A few dozen morons with nothing better to do with their time than whine about how badly criminals are treated. Sounds like the basis for a world-shaking movement to me. Only, not.

Regards,
Shodan

Mission creep can be the undoing of a movement. Focus is lost, and the media just sees a mishmash of of unrelated protest signs.

How incredibly lazy. In what world does linking to a 9 page thread with no other comment support your statement in any way? Do you think this makes your point stronger? You could link to hereand it would have the same effect.

The paragraph you quoted sounds laser-focused as these things go. This is not OWS. There are no demands in any way vague.

I put in all the effort thelurkinghorror’s comment deserved.

Sounds like three or four rungs below OWS in terms of focus and odds of success.

Well, that’ll get mainstream Americans on board!

Hard to see how SYG fits into their overall mission. The “Crisis” statement on their website reads:

I agree with some of that, but fail to see how a self-defense law impacts any of it. Legislation that will address “school-based arrests and exclusionary disciplines, “zero tolerance” policies, analysis of school-based arrest data, and police training on racial and bias-based profiling” does, however. Hard not to see this as a headline-grab, using a topical, visible issue to attract eyeballs and attention to an unrelated cause.

They have a very ambitious agenda. Fortunately, the criminilization of a generation issue has a very simple fix.

That’s certainly simple enough for me, because I was instilled with values by my parents and community that included obedience to the law, rejection of violence and the honor culture, respect for women and avoidance of unplanned pregnancy, and the importance of education and delayed gratification. Also, I had a ready alternative to a life of crime: a life of gainful employment.

Not everyone benefited from that worldview or those prospects, however. Transmitting those values and creating employment prospects are worthy goals, though the Dream Defenders site is rather silent on values and family, and long on anti-corporate rhetoric, e.g. . “Our schools are falling apart, our job prospects are low, and our communities are caught in a cycle of incarceration. All to satisfy the greed of a corporate class seeking to further disfranchise us at every turn.”

Repealing Stand Your Ground won’t make a measurable difference in the lives of the people the Dream Defenders claim to represent, and it certainly has nothing to do with this “corporate class” and their greed, which somehow destroys schools and employment prospects.
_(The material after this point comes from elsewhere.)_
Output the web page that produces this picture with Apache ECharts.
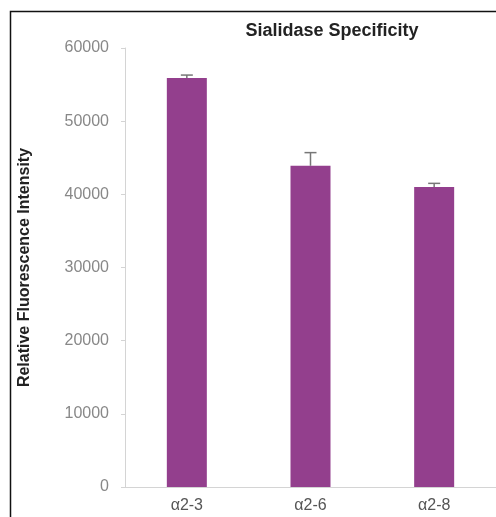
<!DOCTYPE html>
<html>
<head>
<meta charset="utf-8">
<script src="https://cdn.jsdelivr.net/npm/echarts@6/dist/echarts.min.js"></script>
<style>
html,body{margin:0;padding:0;background:#fff;}
#chart{width:496px;height:517px;}
</style>
</head>
<body>
<div id="chart"></div>
<script>
const categories = ['α2-3', 'α2-6', 'α2-8'];
const values = [55900, 43900, 41000];
const errors = [400, 1800, 500];
const yTicks = [0, 10000, 20000, 30000, 40000, 50000, 60000];

const chart = echarts.init(document.getElementById('chart'));
const FONT = '"Liberation Sans", Arial, Helvetica, sans-serif';

chart.setOption({
  animation: false,
  backgroundColor: '#fff',
  title: {
    text: 'Sialidase Specificity',
    left: 327, top: 17,
    textAlign: 'center',
    textStyle: {fontFamily: FONT, fontWeight: 'bold', fontSize: 18, color: '#222'}
  },
  graphic: [{
    type: 'rect',
    shape: {x: 10.5, y: 11.5, width: 500, height: 520},
    style: {fill: 'none', stroke: '#111', lineWidth: 1.5},
    silent: true
  }],
  grid: {left: 125, top: 48, width: 375, height: 439},
  xAxis: {
    type: 'category',
    data: categories,
    axisLine: {lineStyle: {color: '#d4d4d4', width: 1}},
    axisTick: {show: false},
    axisLabel: {fontFamily: FONT, fontSize: 16, color: '#555', margin: 11}
  },
  yAxis: {
    type: 'value',
    min: yTicks[0], max: yTicks[yTicks.length - 1], interval: 10000,
    name: 'Relative Fluorescence Intensity',
    nameLocation: 'middle',
    nameGap: 92,
    nameTextStyle: {fontFamily: FONT, fontWeight: 'bold', fontSize: 16, color: '#222'},
    axisLine: {show: true, lineStyle: {color: '#d4d4d4', width: 1}},
    axisTick: {show: true, length: 4, lineStyle: {color: '#d4d4d4'}},
    splitLine: {show: false},
    axisLabel: {fontFamily: FONT, fontSize: 16, color: '#888', margin: 16, formatter: v => String(v)}
  },
  series: [{
    type: 'bar',
    data: values,
    barWidth: 40,
    itemStyle: {color: '#933f8d'}
  }, {
    type: 'custom',
    data: values.map((v, i) => [i, v, v + errors[i]]),
    renderItem: function (params, api) {
      const base = api.coord([api.value(0), api.value(1)]);
      const top = api.coord([api.value(0), api.value(2)]);
      const half = 6;
      const st = {stroke: '#777', lineWidth: 1.5};
      return {
        type: 'group',
        children: [
          {type: 'line', shape: {x1: base[0], y1: base[1], x2: top[0], y2: top[1]}, style: st},
          {type: 'line', shape: {x1: top[0] - half, y1: top[1], x2: top[0] + half, y2: top[1]}, style: st}
        ]
      };
    },
    z: 3
  }]
});
</script>
</body>
</html>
Well, that’s another issue for debate here: Apart from the Dream Defenders’ prospects of success, what is the value of their goals?

Good ideas, or bad?

To clarify: when you speak of their prospects for success, do you mean their voting drive, or their general goals?

Well, I think that’s mostly a hook on which to hang the whole thing. Or, put another way, the catalyst in the solution. They struck while that iron was hot. (Sometimes mixing metaphors is like mixing pigments.) Not that they necessarily consciously approached it that way. I think certain students sharing a general set of discontents got really mad over the Zimmerman verdict, as a lot of Floridians and Americans of all colors did, and decided to Do Something, and when they all got together they discovered they had a broader common agenda worth fighting for. Which it is.

Both, as well as the relationship between the two.

More than you realize.

Hard to say what portion of the upset-at-the-verdict group is also on board for the prison/education/police reform ideas, and how competent the Dream Defenders leadership will be at harnessing their collective power. The verdict could be rallying point that gets people together to Do Something, or it could bring them together only until their underlying differences, and the the long odds against changing the SYG law, force them apart again. It’d surely help if SYG had actually been relevant to Zimmerman’s case, beyond just delaying his arrest (a decision that was vindicated by his acquittal).

Given those long odds, shifting to their broader goals makes sense, but dilutes the message and threatens whatever anti-SYG coalition they have cobbled together.

I’ll say this, also: the Dream Defenders’ apparent non-whites-only policy for leadership (“We are a human rights organization, directed by Black & Brown youth…”) makes me rather uncomfortable.

Well, Florida has 11.8 million registered voters, of an adult population of about 14.3 million.

1.518 million are ineligible felons, including 23% of the adult black population, a group the Dream Defenders plan to target. That leaves about 982,000 who are eligible and unregistered.

If I had to wager, I’d bet on their failure to register 61,500: they just don’t seem all that well-organized; their publicized goal, repealing SYG, differs from their core mission; their base appears to be colleges and universities; and that’s a lot of work for an organization with a permanent staff of 5.